DATA SEGMENT:
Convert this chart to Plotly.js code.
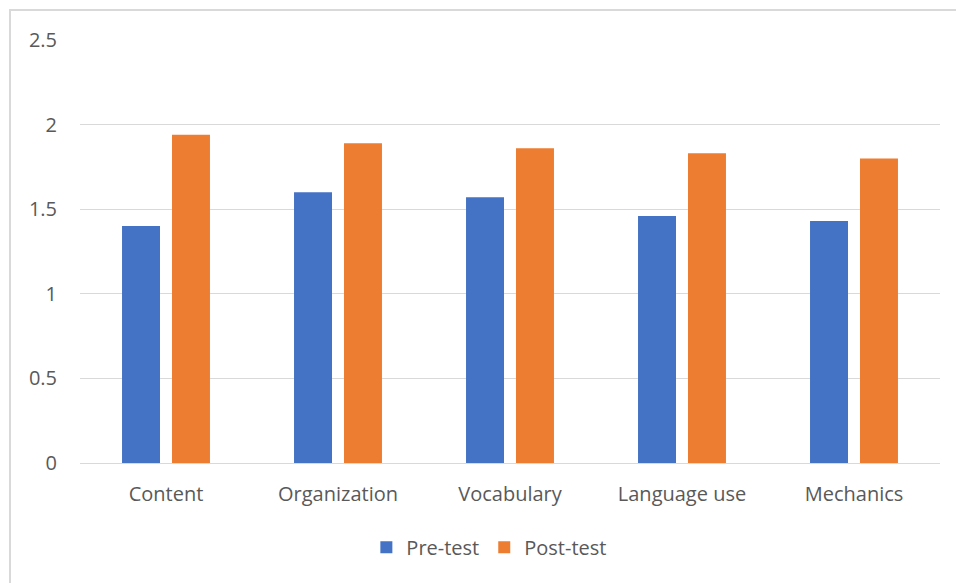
<!DOCTYPE html>
<html>
<head>
<meta charset="utf-8">
<script src="https://cdn.plot.ly/plotly-3.0.1.min.js"></script>
<style>
html,body{margin:0;padding:0;background:#fff;}
#frame{position:absolute;left:9px;top:9px;width:1000px;height:700px;border:2px solid #d9d9d9;box-sizing:border-box;}
#chart{position:absolute;left:0;top:0;width:956px;height:583px;}
</style>
</head>
<body>
<div id="frame"></div>
<div id="chart"></div>
<script>
const categories = ["Content", "Organization", "Vocabulary", "Language use", "Mechanics"];
const preTest = [1.40, 1.60, 1.57, 1.46, 1.43];
const postTest = [1.94, 1.89, 1.86, 1.83, 1.80];
const yTicks = [0, 0.5, 1, 1.5, 2, 2.5];
const yTickText = ["0", "0.5", "1", "1.5", "2", "2.5"];

const font = {family: "Open Sans, Noto Sans, sans-serif", size: 20, color: "#595959"};

const data = [
  {type: "bar", name: "Pre-test", x: categories, y: preTest, marker: {color: "#4472C4"}, hoverinfo: "skip"},
  {type: "bar", name: "Post-test", x: categories, y: postTest, marker: {color: "#ED7D31"}, hoverinfo: "skip"}
];

const layout = {
  width: 956, height: 583,
  paper_bgcolor: "rgba(0,0,0,0)", plot_bgcolor: "rgba(0,0,0,0)",
  margin: {l: 80, r: 16, t: 40, b: 120},
  font: font,
  barmode: "group",
  bargap: 0.419,
  bargroupgap: 0.24,
  showlegend: true,
  legend: {orientation: "h", x: 0.476, xanchor: "center", y: -0.199, yanchor: "middle", font: font, traceorder: "normal"},
  xaxis: {type: "category", showgrid: false, showline: false, zeroline: false, ticks: "", tickfont: font, ticklabelstandoff: 17},
  yaxis: {range: [0, 2.5], tickvals: yTicks, ticktext: yTickText, showgrid: true, gridcolor: "#d9d9d9", gridwidth: 1,
          zeroline: true, zerolinecolor: "#d9d9d9", zerolinewidth: 1, showline: false, ticks: "", tickfont: font, ticklabelstandoff: 22}
};

Plotly.newPlot("chart", data, layout, {staticPlot: true, displayModeBar: false});
</script>
</body>
</html>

YOUR INSTRUCTIONS: Would you set down the listing exactly, omitting pictures?

RESULT OF THE TASK:
Convert this chart to Plotly.js code.
<!DOCTYPE html>
<html>
<head>
<meta charset="utf-8">
<script src="https://cdn.plot.ly/plotly-3.0.1.min.js"></script>
<style>
html,body{margin:0;padding:0;background:#fff;}
#frame{position:absolute;left:9px;top:9px;width:1000px;height:700px;border:2px solid #d9d9d9;box-sizing:border-box;}
#chart{position:absolute;left:0;top:0;width:956px;height:583px;}
</style>
</head>
<body>
<div id="frame"></div>
<div id="chart"></div>
<script>
const categories = ["Content", "Organization", "Vocabulary", "Language use", "Mechanics"];
const preTest = [1.40, 1.60, 1.57, 1.46, 1.43];
const postTest = [1.94, 1.89, 1.86, 1.83, 1.80];
const yTicks = [0, 0.5, 1, 1.5, 2, 2.5];
const yTickText = ["0", "0.5", "1", "1.5", "2", "2.5"];

const font = {family: "Open Sans, Noto Sans, sans-serif", size: 20, color: "#595959"};

const data = [
  {type: "bar", name: "Pre-test", x: categories, y: preTest, marker: {color: "#4472C4"}, hoverinfo: "skip"},
  {type: "bar", name: "Post-test", x: categories, y: postTest, marker: {color: "#ED7D31"}, hoverinfo: "skip"}
];

const layout = {
  width: 956, height: 583,
  paper_bgcolor: "rgba(0,0,0,0)", plot_bgcolor: "rgba(0,0,0,0)",
  margin: {l: 80, r: 16, t: 40, b: 120},
  font: font,
  barmode: "group",
  bargap: 0.419,
  bargroupgap: 0.24,
  showlegend: true,
  legend: {orientation: "h", x: 0.476, xanchor: "center", y: -0.199, yanchor: "middle", font: font, traceorder: "normal"},
  xaxis: {type: "category", showgrid: false, showline: false, zeroline: false, ticks: "", tickfont: font, ticklabelstandoff: 17},
  yaxis: {range: [0, 2.5], tickvals: yTicks, ticktext: yTickText, showgrid: true, gridcolor: "#d9d9d9", gridwidth: 1,
          zeroline: true, zerolinecolor: "#d9d9d9", zerolinewidth: 1, showline: false, ticks: "", tickfont: font, ticklabelstandoff: 22}
};

Plotly.newPlot("chart", data, layout, {staticPlot: true, displayModeBar: false});
</script>
</body>
</html>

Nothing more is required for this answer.